Oh, no, you don’t. Or, at least, I didn’t. Until now, Durza had only been in the prologue. There was passing mention of Shades and how dangerous they are, but I don’t think we’re ever told what exactly a Shade is. Far more time is spent learning about the Ra’zac or dragons, which is fair. But when it becomes clear that Eragon wouldn’t be able to defeat the Ra’zac, his new enemy becomes Durza. But since we know next to nothing about Shades or Durza, his sudden appearance here doesn’t do much to scare the reader.

That, and because Durza’s description sounds like Ronald McDonald. White face with red lips and hair? Forget powerful magician, he’s a hamburger-slinging clown.

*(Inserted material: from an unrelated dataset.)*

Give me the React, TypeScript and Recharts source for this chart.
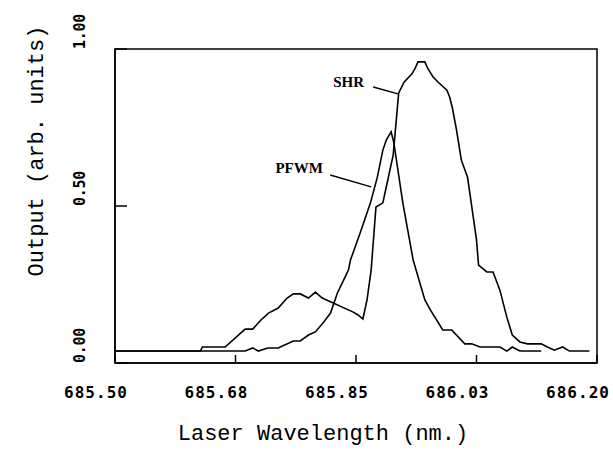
import React from 'react';
import {
  LineChart,
  Line,
  XAxis,
  YAxis,
  ReferenceArea,
  ReferenceLine,
  ReferenceDot,
} from 'recharts';

// SHR series (wavelength in nm, output in arb. units)
const shrWavelength = [
  685.501, 685.624, 685.627, 685.66, 685.689, 685.7, 685.712, 685.723, 685.737,
  685.75, 685.759, 685.769, 685.781, 685.791, 685.801, 685.846, 685.853, 685.86,
  685.866, 685.872, 685.879, 685.889, 685.893, 685.904, 685.912, 685.92, 685.931,
  685.936, 685.94, 685.95, 685.954, 685.962, 685.969, 685.982, 685.986, 685.99,
  685.996, 686.003, 686.012, 686.025, 686.028, 686.04, 686.049, 686.059, 686.069,
  686.077, 686.088, 686.099, 686.119, 686.128, 686.138, 686.15, 686.16, 686.189,
];
const shrOutput = [
  0.038, 0.038, 0.051, 0.051, 0.108, 0.108, 0.137, 0.159, 0.175,
  0.207, 0.22, 0.22, 0.207, 0.226, 0.207, 0.162, 0.153, 0.14,
  0.201, 0.296, 0.497, 0.51, 0.551, 0.662, 0.86, 0.895, 0.92,
  0.939, 0.959, 0.959, 0.939, 0.911, 0.895, 0.869, 0.847, 0.812,
  0.742, 0.646, 0.592, 0.392, 0.312, 0.29, 0.29, 0.232, 0.146,
  0.089, 0.067, 0.061, 0.061, 0.051, 0.041, 0.051, 0.038, 0.038,
];

// PFWM series
const pfwmWavelength = [
  685.501, 685.689, 685.7, 685.708, 685.722, 685.737, 685.759, 685.769, 685.781,
  685.791, 685.802, 685.813, 685.823, 685.832, 685.839, 685.842, 685.856, 685.871,
  685.881, 685.889, 685.894, 685.901, 685.905, 685.918, 685.933, 685.95, 685.958,
  685.976, 685.989, 686.008, 686.018, 686.03, 686.059, 686.069, 686.077, 686.088,
  686.119,
];
const pfwmOutput = [
  0.038, 0.038, 0.048, 0.038, 0.048, 0.048, 0.07, 0.07, 0.089,
  0.099, 0.127, 0.159, 0.223, 0.264, 0.296, 0.328, 0.414, 0.51,
  0.592, 0.678, 0.71, 0.736, 0.701, 0.51, 0.328, 0.201, 0.169,
  0.105, 0.105, 0.061, 0.061, 0.051, 0.051, 0.038, 0.051, 0.038,
  0.038,
];

const xTickValues = [685.5, 685.675, 685.85, 686.025, 686.2];
const xTickLabels = ['685.50', '685.68', '685.85', '686.03', '686.20'];
const yTickValues = [0, 0.5, 1];
const yTickLabels = ['0.00', '0.50', '1.00'];

const xTitle = 'Laser Wavelength (nm.)';
const yTitle = 'Output (arb. units)';

// Annotations: label text, label anchor, pointer line start/end (data coords)
const annotationText = ['SHR', 'PFWM'];
const annotationTextX = [685.817, 685.733];
const annotationTextY = [0.879, 0.605];
const annotationLineX1 = [685.875, 685.8125];
const annotationLineY1 = [0.879, 0.599];
const annotationLineX2 = [685.911, 685.872];
const annotationLineY2 = [0.857, 0.561];

const shrData = shrWavelength.map((x, i) => ({ x, y: shrOutput[i] }));
const pfwmData = pfwmWavelength.map((x, i) => ({ x, y: pfwmOutput[i] }));

const tickFont = '"DejaVu Sans Mono", monospace';
const titleFont = '"Liberation Mono", "DejaVu Sans Mono", monospace';

const labelFor = (values: number[], labels: string[], v: number) => {
  const i = values.findIndex((t) => Math.abs(t - v) < 1e-6);
  return i >= 0 ? labels[i] : String(v);
};

const XTick = (props: any) => {
  const { x, y, payload } = props;
  return (
    <text
      x={x - 19}
      y={y + 35}
      textAnchor="middle"
      fontFamily={tickFont}
      fontWeight="bold"
      fontSize={16}
      letterSpacing={1}
      fill="#000"
    >
      {labelFor(xTickValues, xTickLabels, payload.value)}
    </text>
  );
};

const YTick = (props: any) => {
  const { x, y, payload } = props;
  const bx = x - 30;
  return (
    <text
      x={bx}
      y={y}
      transform={`rotate(-90, ${bx}, ${y})`}
      textAnchor="start"
      fontFamily={tickFont}
      fontWeight="bold"
      fontSize={15}
      letterSpacing={-0.3}
      fill="#000"
    >
      {labelFor(yTickValues, yTickLabels, payload.value)}
    </text>
  );
};

const XTitle = (props: any) => {
  const { viewBox } = props;
  const cx = viewBox.x + viewBox.width / 2 - 33;
  const by = viewBox.y + 77;
  return (
    <text x={cx} y={by} textAnchor="middle" fontFamily={titleFont} fontSize={22} fill="#000">
      {xTitle}
    </text>
  );
};

const YTitle = (props: any) => {
  const { viewBox } = props;
  const bx = viewBox.x + 43;
  const cy = viewBox.y + viewBox.height / 2 - 55;
  return (
    <text
      x={bx}
      y={cy}
      transform={`rotate(-90, ${bx}, ${cy})`}
      textAnchor="middle"
      fontFamily={titleFont}
      fontSize={22}
      fill="#000"
    >
      {yTitle}
    </text>
  );
};

const makeTextShape = (label: string) => (p: any) => (
  <text
    x={p.cx}
    y={p.cy}
    fontFamily='"Liberation Serif", serif'
    fontWeight="bold"
    fontSize={15}
    fill="#000"
  >
    {label}
  </text>
);

export default function App() {
  return (
    <div style={{ position: 'absolute', left: 0, top: 0, background: '#fff' }}>
      <LineChart
        width={613}
        height={451}
        margin={{ top: 49, right: 16, bottom: 0, left: 0 }}
      >
        <XAxis
          dataKey="x"
          type="number"
          domain={[685.5, 686.2]}
          ticks={xTickValues}
          allowDataOverflow
          height={88}
          tickSize={-8}
          tickMargin={8}
          tickLine={{ stroke: '#000', strokeWidth: 1.5 }}
          axisLine={{ stroke: '#000', strokeWidth: 1.5 }}
          tick={<XTick />}
          interval={0}
          label={<XTitle />}
        />
        <YAxis
          type="number"
          domain={[0, 1]}
          ticks={yTickValues}
          allowDataOverflow
          width={115}
          tickSize={-12}
          tickMargin={12}
          tickLine={{ stroke: '#000', strokeWidth: 1.5 }}
          axisLine={{ stroke: '#000', strokeWidth: 1.5 }}
          tick={<YTick />}
          interval={0}
          label={<YTitle />}
        />
        <ReferenceArea
          x1={685.5}
          x2={686.2}
          y1={0}
          y2={1}
          fill="none"
          fillOpacity={0}
          stroke="#000"
          strokeWidth={1.5}
        />
        <Line
          data={shrData}
          dataKey="y"
          type="linear"
          stroke="#000"
          strokeWidth={1.6}
          dot={false}
          isAnimationActive={false}
        />
        <Line
          data={pfwmData}
          dataKey="y"
          type="linear"
          stroke="#000"
          strokeWidth={1.6}
          dot={false}
          isAnimationActive={false}
        />
        {annotationText.map((t, i) => (
          <ReferenceLine
            key={`l-${t}`}
            segment={[
              { x: annotationLineX1[i], y: annotationLineY1[i] },
              { x: annotationLineX2[i], y: annotationLineY2[i] },
            ]}
            stroke="#000"
            strokeWidth={1.5}
          />
        ))}
        {annotationText.map((t, i) => (
          <ReferenceDot
            key={`t-${t}`}
            x={annotationTextX[i]}
            y={annotationTextY[i]}
            r={0}
            shape={makeTextShape(t)}
          />
        ))}
      </LineChart>
    </div>
  );
}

Durza has a conversation with Eragon, saying that he’s visiting the cell just to gloat at capturing a Dragon Rider. You know, an action that’s never led to any villain’s downfall, ever. In truth, he comes to find out exactly what Eragon’s “true name” is, which is a wasted effort as Eragon doesn’t even know what it really is.

If you ask me, the true purpose of their conversation is to remind the reader that Eragon has enemies besides the Ra’zac, but Durza doesn’t feel particularly threatening, especially since it’s been more than 40 chapters since we last heard from the Shade, or cared about what he was doing.

*Do you really need both the apostrophe and the û?! One is more than enough. Now you’re just fucking with us, Paolini.
**Adulting Protip: Leave the dark, brooding male lead in fiction where he belongs. Do not date him in real life.